Definitions

from The American Heritage® Dictionary of the English Language, 5th Edition.

  • noun A building for public, especially Christian worship.
  • noun The company of all Christians regarded as a spiritual body.
  • noun A specified Christian denomination.
  • noun A congregation.
  • noun Public divine worship in a church; a religious service.
  • noun The clerical profession; clergy.
  • noun Ecclesiastical power as distinguished from the secular.
  • transitive verb To conduct a church service for, especially to perform a religious service for (a woman after childbirth).
  • adjective Of or relating to the church; ecclesiastical.

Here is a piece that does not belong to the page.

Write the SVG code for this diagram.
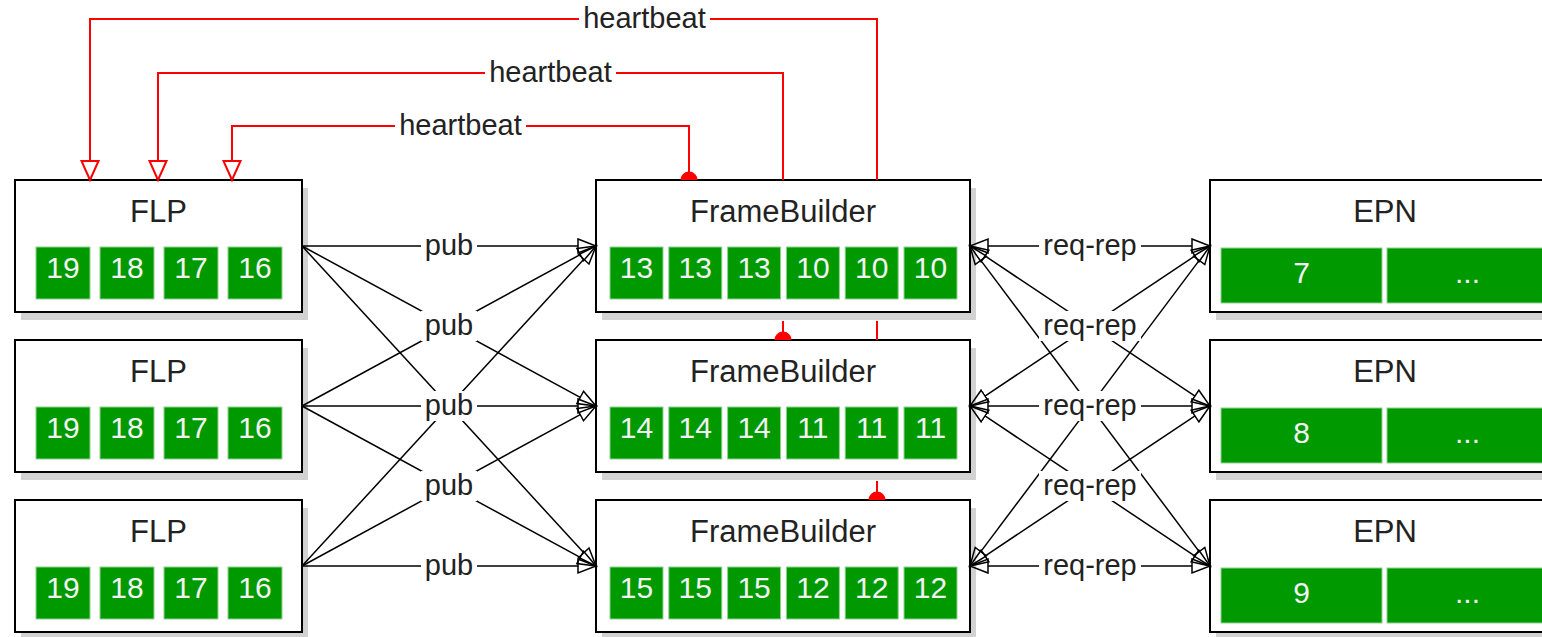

from The Century Dictionary.

  • See year.
  • In the Anglican Church, to perform with or for (any one) the office of returning thanks in the church, after any signal deliverance, as from the dangers of childbirth.
  • To accompany in attending church on some special occasion, as that on which a bride first goes to church after marriage: as, the bride was churched last Sunday; to church a newly elected town council.
  • noun An edifice or a place of assemblage specifically set apart for Christian worship.
  • noun An edifice dedicated to any other kind of religious worship; a temple.
  • noun The visible and organic body of Christian believers, especially as accepting the ecumenical creeds of Christendom and as exhibiting a historic continuity of organized life.
  • noun The invisible and inorganic community of all those who acknowledge a supreme allegiance to Jesus Christ as their Lord and Master.
  • noun A particular division of the whole body of Christians possessing the same or similar symbols of doctrine and forms of worship, and united by a common name and history; a Christian denomination: as, the Presbyterian Church; the Church of England; the Church of Rome.
  • noun The organized body of Christians belonging to the same city, diocese, province, country, or nation: as, the church at Corinth; the Syrian church; in a wider sense, a body of Christians bearing a designation derived from their geographical situation, obedience to a local see, or affiliation with a national ecclesiastical organization: as, the Eastern Church; the Western Church; the Roman Church; the Anglican Church.
  • noun A body of Christians worshiping in a particular church edifice or constituting one congregation.
  • noun The clerical profession.
  • noun Ecclesiastical authority or power, in contradistinction to the civil power, or the power of the state.
  • noun By extension, some religious body not Christian, especially the Jewish: as, the Jewish church.
  • noun [What constitutes a Christian church according to the Scriptures is a question on which Christian denominations widely differ. The three principal views may be distinguished as the Roman Catholic, the Protestant ecclesiastical, and the voluntary. According to Roman Catholic theologians, the church is a visible and organic body, divinely constituted, possessing “Unity, Visibility, Indefectibility, Succession from the Apostles, Universality, and Sanctity” (Faith of Catholics, I. 9), and united to its visible head on earth, the Bishop of Rome. According to the Anglican and Protestant ecclesiastical view, the church of Christ is “a permanent visible society” (Wordsworth on Mat. xvi. 18), divinely compacted, governed, and equipped, and having definite ends, a definite policy, and a historic continuity. (The Church Cyc.) According to the voluntary conception, a church is a society of persons professing faith in the Lord Jesus Christ as the Son of God and the Saviour of men, and organized in allegiance to him for Christian work and worship, including the administration of the sacraments which he has appointed. (R. W. Dale, Manual of Congr. Principles, Comp. West. Conf., xxxv.; Thirty nine Art., xix.) The second view is held by many, perhaps a majority, in the Episcopal, Lutheran, and other hierarchical denominations; the last by a majority of those in the non-hierarchical denominations, including the Methodist, Baptist, Presbyterian, and Congregational.]
  • noun The cathedral, or bishop's church, in distinction from the parish churches committed to simple presbyters.
  • noun A title given to the Roman Catholic Church by its adherents.
  • Pertaining to the church; ecclesiastical: as, church politics; a church movement; church architecture.
  • Music, vocal or instrumental, in the style actually used in church services.
  • The order of public worship, especially in the Anglican Church.
  • A book containing the calendar, order of Morning and Evening Prayer, Litany, Collects, Epistles and Gospels, Communion Office, and Psalter, taken from the Book of Common Prayer, with the addition of all the Scripture Lessons.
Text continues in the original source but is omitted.